▶ WRITTEN INSTRUCTION
Copy out each line of the material in which the word "this" appears.

:: PROVIDED DATA

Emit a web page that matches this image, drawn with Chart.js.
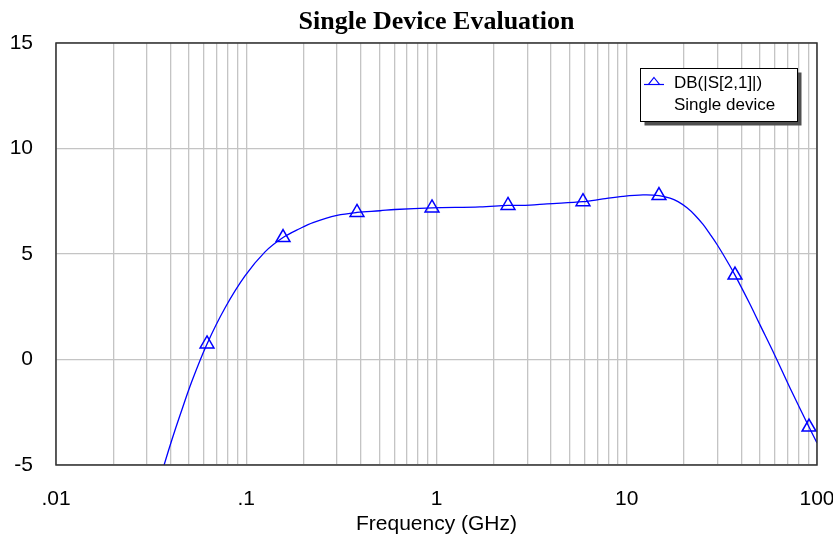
<!DOCTYPE html>
<html>
<head>
<meta charset="utf-8">
<script src="https://cdn.jsdelivr.net/npm/chart.js@4/dist/chart.umd.min.js"></script>
<style>
  html, body { margin: 0; padding: 0; background: #ffffff; }
  canvas { display: block; }
</style>
</head>
<body>
<canvas id="chart" width="833" height="540"></canvas>
<script>
// Swept |S21| of the single device, in dB, against frequency in GHz
const curveFreqGHz = [0.0312, 0.0370, 0.0407, 0.0449, 0.0519, 0.0622, 0.0773, 0.0985, 0.1255,
  0.1561, 0.1917, 0.2244, 0.2999, 0.382, 0.5047, 0.6051, 0.947, 1.692, 2.376, 3.100, 3.808,
  5.888, 7.504, 9.557, 12.17, 14.77, 16.88, 18.60, 20.74, 22.84, 25.18, 27.39, 29.82, 33.65,
  37.07, 43.92, 50.17, 60.15, 72.14, 90.79, 100];
const curveGainDb = [-7.26, -5.00, -3.79, -2.63, -1.01, 0.735, 2.44, 3.96, 5.10,
  5.78, 6.21, 6.49, 6.83, 6.97, 7.05, 7.11, 7.185, 7.23, 7.30, 7.32, 7.38,
  7.48, 7.61, 7.73, 7.80, 7.77, 7.65, 7.48, 7.19, 6.84, 6.40, 5.94, 5.45, 4.67,
  4.00, 2.71, 1.64, 0.18, -1.35, -3.20, -3.96];

// Trace markers placed along the sweep
const markerFreqGHz = [0.0622, 0.1561, 0.382, 0.947, 2.376, 5.888, 14.77, 37.07, 90.79];
const markerGainDb = [0.735, 5.78, 6.97, 7.185, 7.30, 7.48, 7.77, 4.00, -3.20];

// Axis ticks
const xDecades = [0.01, 0.1, 1, 10, 100];
const xDecadeLabels = ['.01', '.1', '1', '10', '100'];
const yTicks = [-5, 0, 5, 10, 15];

const chartTitle = 'Single Device Evaluation';
const traceName = 'DB(|S[2,1]|)';
const traceSubName = 'Single device';

// Log grid: 1..9 within each decade, plus the final decade line
const xGridValues = [];
xDecades.forEach((d, i) => {
  if (i === xDecades.length - 1) { xGridValues.push(d); return; }
  for (let m = 1; m <= 9; m++) xGridValues.push(+(d * m).toPrecision(3));
});

const toPoints = (xs, ys) => xs.map((x, i) => ({ x, y: ys[i] }));

const BLUE = '#0000ff';
const GRID = '#c4c4c4';
const SANS = '"Liberation Sans", Arial, sans-serif';

// Title centred over the plotting area, and the dark frame round it
const frameAndTitle = {
  id: 'frameAndTitle',
  afterDatasetsDraw(chart) {
    const { ctx, chartArea: a } = chart;
    ctx.save();
    ctx.strokeStyle = '#303030';
    ctx.lineWidth = 1.5;
    ctx.strokeRect(Math.round(a.left), Math.round(a.top),
      Math.round(a.right) - Math.round(a.left), Math.round(a.bottom) - Math.round(a.top));
    ctx.fillStyle = '#000000';
    ctx.font = 'bold 26px "Liberation Serif", "Times New Roman", serif';
    ctx.textAlign = 'center';
    ctx.textBaseline = 'alphabetic';
    ctx.fillText(chartTitle, (a.left + a.right) / 2, 29);
    ctx.restore();
  }
};

// Boxed trace legend with a drop shadow, upper right of the plot
const traceLegend = {
  id: 'traceLegend',
  afterDraw(chart) {
    const ctx = chart.ctx;
    const x = 640.5, y = 68.5, w = 157, h = 53;
    ctx.save();
    ctx.fillStyle = '#505050';
    ctx.fillRect(x + 4, y + 4, w, h);
    ctx.fillStyle = '#ffffff';
    ctx.fillRect(x, y, w, h);
    ctx.strokeStyle = '#000000';
    ctx.lineWidth = 1;
    ctx.strokeRect(x, y, w, h);

    ctx.strokeStyle = BLUE;
    ctx.lineWidth = 1.2;
    ctx.beginPath();
    ctx.moveTo(644, 84.5);
    ctx.lineTo(664, 84.5);
    ctx.stroke();
    ctx.beginPath();
    ctx.moveTo(654, 77.5);
    ctx.lineTo(659.5, 84.5);
    ctx.lineTo(648.5, 84.5);
    ctx.closePath();
    ctx.stroke();

    ctx.fillStyle = '#000000';
    ctx.font = '17px ' + SANS;
    ctx.textAlign = 'left';
    ctx.textBaseline = 'alphabetic';
    ctx.fillText(chart.data.datasets[1].label, 674, 88);
    ctx.fillText(traceSubName, 674, 110);
    ctx.restore();
  }
};

new Chart(document.getElementById('chart'), {
  type: 'line',
  data: {
    datasets: [
      {
        label: 'sweep',
        data: toPoints(curveFreqGHz, curveGainDb),
        borderColor: BLUE,
        borderWidth: 1.3,
        pointRadius: 0,
        fill: false,
        tension: 0.35
      },
      {
        label: traceName,
        data: toPoints(markerFreqGHz, markerGainDb),
        showLine: false,
        pointStyle: 'triangle',
        pointRadius: 8,
        pointBorderWidth: 1.5,
        pointBorderColor: BLUE,
        pointBackgroundColor: 'rgba(0,0,0,0)'
      }
    ]
  },
  plugins: [frameAndTitle, traceLegend],
  options: {
    responsive: false,
    devicePixelRatio: 1,
    animation: false,
    events: [],
    layout: { padding: { left: 0, right: 16, top: 43, bottom: 0 } },
    plugins: {
      legend: { display: false },
      tooltip: { enabled: false },
      title: { display: false }
    },
    scales: {
      x: {
        type: 'logarithmic',
        min: 0.01,
        max: 100,
        afterBuildTicks(scale) {
          scale.ticks = xGridValues.map(v => ({ value: v }));
        },
        afterFit(scale) {
          scale.paddingLeft = 0;
          scale.paddingRight = 0;
          scale.height = 75;
        },
        grid: { color: GRID, lineWidth: 1.3, drawTicks: false },
        border: { display: false },
        ticks: {
          autoSkip: false,
          maxRotation: 0,
          minRotation: 0,
          padding: 22,
          color: '#000000',
          font: { family: SANS, size: 21 },
          callback(value) {
            const i = xDecades.findIndex(d => Math.abs(d - value) < d * 1e-6);
            return i >= 0 ? xDecadeLabels[i] : '';
          }
        },
        title: {
          display: true,
          text: 'Frequency (GHz)',
          color: '#000000',
          font: { family: SANS, size: 21 },
          padding: { top: 0, bottom: 3 }
        }
      },
      y: {
        min: -5,
        max: 15,
        afterBuildTicks(scale) {
          scale.ticks = yTicks.map(v => ({ value: v }));
        },
        afterFit(scale) {
          scale.width = 56;
        },
        grid: { color: GRID, lineWidth: 1.3, drawTicks: false },
        border: { display: false },
        ticks: {
          padding: 23,
          color: '#000000',
          font: { family: SANS, size: 21 }
        }
      }
    }
  }
});
</script>
</body>
</html>
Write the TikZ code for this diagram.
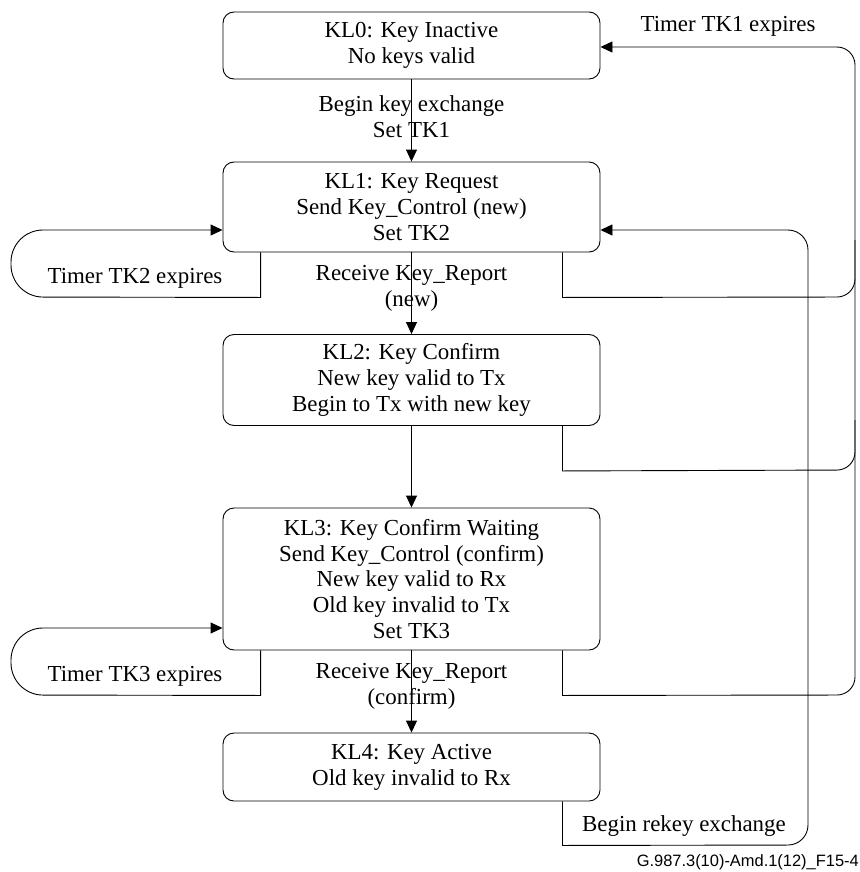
\documentclass[tikz,border=0pt]{standalone}
\usepackage{fontspec}
\setmainfont{Liberation Serif}
\setsansfont{Liberation Sans}
\usetikzlibrary{arrows.meta,calc}
\begin{document}
\begin{tikzpicture}[x=1bp,y=-1bp,
 state/.style={draw,rounded corners=11bp,line width=0.9bp,minimum width=377bp,align=center,inner sep=0pt,font=\fontsize{23}{26}\selectfont},
 conn/.style={line width=0.9bp},
 tip/.style={-{Triangle[length=12bp,width=11bp]}},
 lbl/.style={font=\fontsize{23}{26}\selectfont,align=center,inner sep=0pt}]
\useasboundingbox (0,0) rectangle (860,872);
\node[state,minimum height=67bp] (kl0) at (411.5,45.5) {KL0: Key Inactive\\No keys valid};
\node[state,minimum height=90bp] (kl1) at (411.5,207) {KL1: Key Request\\Send Key\_Control (new)\\Set TK2};
\node[state,minimum height=91bp] (kl2) at (411.5,380) {KL2: Key Confirm\\New key valid to Tx\\Begin to Tx with new key};
\node[state,minimum height=142bp] (kl3) at (411.5,579) {KL3: Key Confirm Waiting\\Send Key\_Control (confirm)\\New key valid to Rx\\Old key invalid to Tx\\Set TK3};
\node[state,minimum height=68bp] (kl4) at (411.5,767) {KL4: Key Active\\Old key invalid to Rx};

% vertical transitions
\draw[conn,tip] (kl0) -- (kl1);
\draw[conn,tip] (kl1) -- (kl2);
\draw[conn,tip] (kl2) -- (kl3);
\draw[conn,tip] (kl3) -- (kl4);
\node[lbl] (t01) at (411.5,117) {Begin key exchange\\Set TK1};
\node[lbl] (t12) at (411.5,288) {Receive Key\_Report\\(new)};
\node[lbl] (t34) at (411.5,686) {Receive Key\_Report\\(confirm)};

% left loops
\draw[conn,tip] ($(kl1.south west)+(38,0)$) -- ++(0,45) [rounded corners=32bp] -- (11,297) -- (11,230) -- ($(kl1.west)+(0,23)$);
\draw[conn,tip] ($(kl3.south west)+(38,0)$) -- ++(0,45) [rounded corners=32bp] -- (11,695) -- (11,628) -- ($(kl3.west)+(0,49)$);
\node[lbl] (t22) at (135,278) {Timer TK2 expires};
\node[lbl] (t33) at (135,676) {Timer TK3 expires};

% right returns to KL0
\draw[conn,tip] ($(kl1.south east)+(-38,0)$) -- ++(0,45) [rounded corners=18bp] -- (855,297) -- (855,47) -- ($(kl0.east)+(0,1.5)$);
\draw[conn] ($(kl2.south east)+(-38,0)$) -- ++(0,45) [rounded corners=18bp] -- (855,470) -- (855,240);
\draw[conn] ($(kl3.south east)+(-38,0)$) -- ++(0,45) [rounded corners=18bp] -- (855,695) -- (855,420);
\node[lbl] (t10) at (728,26) {Timer TK1 expires};

% rekey
\draw[conn,tip] ($(kl4.south east)+(-38,0)$) -- ++(0,44) [rounded corners=20bp] -- (808,845) -- (808,230) -- ($(kl1.east)+(0,23)$);
\node[lbl] (t41) at (684,826) {Begin rekey exchange};

\node[font=\sffamily\fontsize{16.5}{20}\selectfont,anchor=east,inner sep=0pt] (fig) at (859,862) {G.987.3(10)-Amd.1(12)\_F15-4};
\end{tikzpicture}
\end{document}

::::

▶ PROBLEM SOLUTION
Emit a web page that matches this image, drawn with Chart.js.
Write the TikZ code for this diagram.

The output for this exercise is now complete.